The CCR is also responsible for electing the cluster manager and for notifying registered nodes about CCR file and value updates by using the User Exit Script callback mechanism. Nearly all mm-commands use the CCR function. The master copy of the IBM Spectrum Scale configuration file, mmsdrfs, is located in the CCR, and each mm-command tries to pull the current version of the file out of the CCR. The mm-command tries to extract the latest version of the mmsdrfs file in case the local version of this configuration file is outdated.
The information maintained by the CCR is stored redundantly on each quorum node and optionally on one or more tiebreaker disks. The CCR state consists of files and directories under /var/mmfs/ccr, as well as the CCR state cached in the memory of the appropriate GPFS daemon. The consistency of CCR state replicas is maintained using a majority consensus algorithm. This means the CCR state from a majority of quorum nodes or tiebreaker disks must be available for the CCR to function properly. For example, a cluster with just one or two quorum nodes and no tiebreaker disks, has zero fault tolerance. In case of an unavailable CCR state on one of the quorum nodes, the cluster complains of quorum loss. In case the CCR state is unavailable on both quorum nodes, the cluster complains of a broken cluster. You can create fault tolerance by assigning more quorum nodes or tiebreaker disks.

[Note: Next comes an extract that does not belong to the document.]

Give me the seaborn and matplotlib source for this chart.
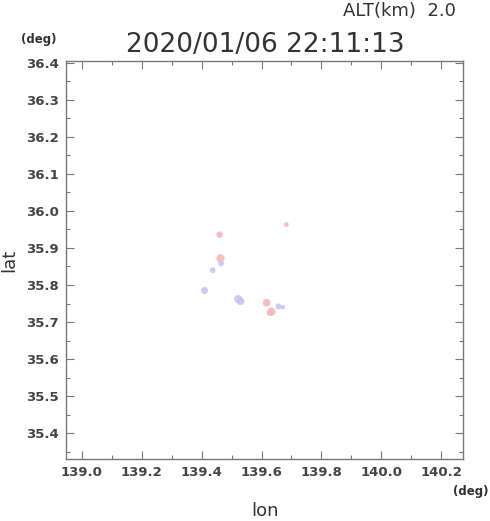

You can get an unavailable CCR state due to one of the following reasons:

  • A quorum node has failed, which results in a temporarily unavailable CCR state. In such cases, you must wait until the node restarts.

  • A quorum node is permanently lost due to a hardware failure. This includes hardware failure of the internal disk containing the /var/ file system.

  • Complete or partial corruption of /var/. For example, a hard power-off of VM host results in the files in /var/mmfs/ccr and its sub-directories being truncated to zero length. For information on how to recover cluster configuration information when no CCR backup is available.

Inodes⚓︎

The metadata for each file is stored in the inode and contains information such as file size and time of last modification. The inode also sets aside space to track the location of the data of the file. On file systems that are created in IBM Spectrum Scale v3.5 or later, if the file is small enough that its data can fit within this space, the data can be stored in the inode itself. This method is called data-in-inode and improves the performance and space utilization of workloads that use many small files. Otherwise, the data of the file must be placed in data blocks, and the inode is used to find the location of these blocks. The location-tracking space of the inode is then used to store the addresses of these data blocks. If the file is large enough, the addresses of all of its data blocks cannot be stored in the inode itself, and the inode points instead to one or more levels of indirect blocks. These trees of additional metadata space for a file can hold all of the data block addresses for large files. The number of levels that are required to store the addresses of the data block is referred to as the indirection level of the file.

To summarize, on file systems that are created in v3.5 or later, a file typically starts out with data-in- inode. When it outgrows this stage, or if the file system was created before v3.5, the inode stores direct pointers to data blocks; this arrangement is considered a zero level of indirection. When more data blocks are needed, the indirection level is increased by adding an indirect block and moving the direct pointers there; the inode then points to this indirect block. Subsequent levels of indirect blocks are added as the file grows. The dynamic nature of the indirect block structure allows file sizes to grow up to the file system size.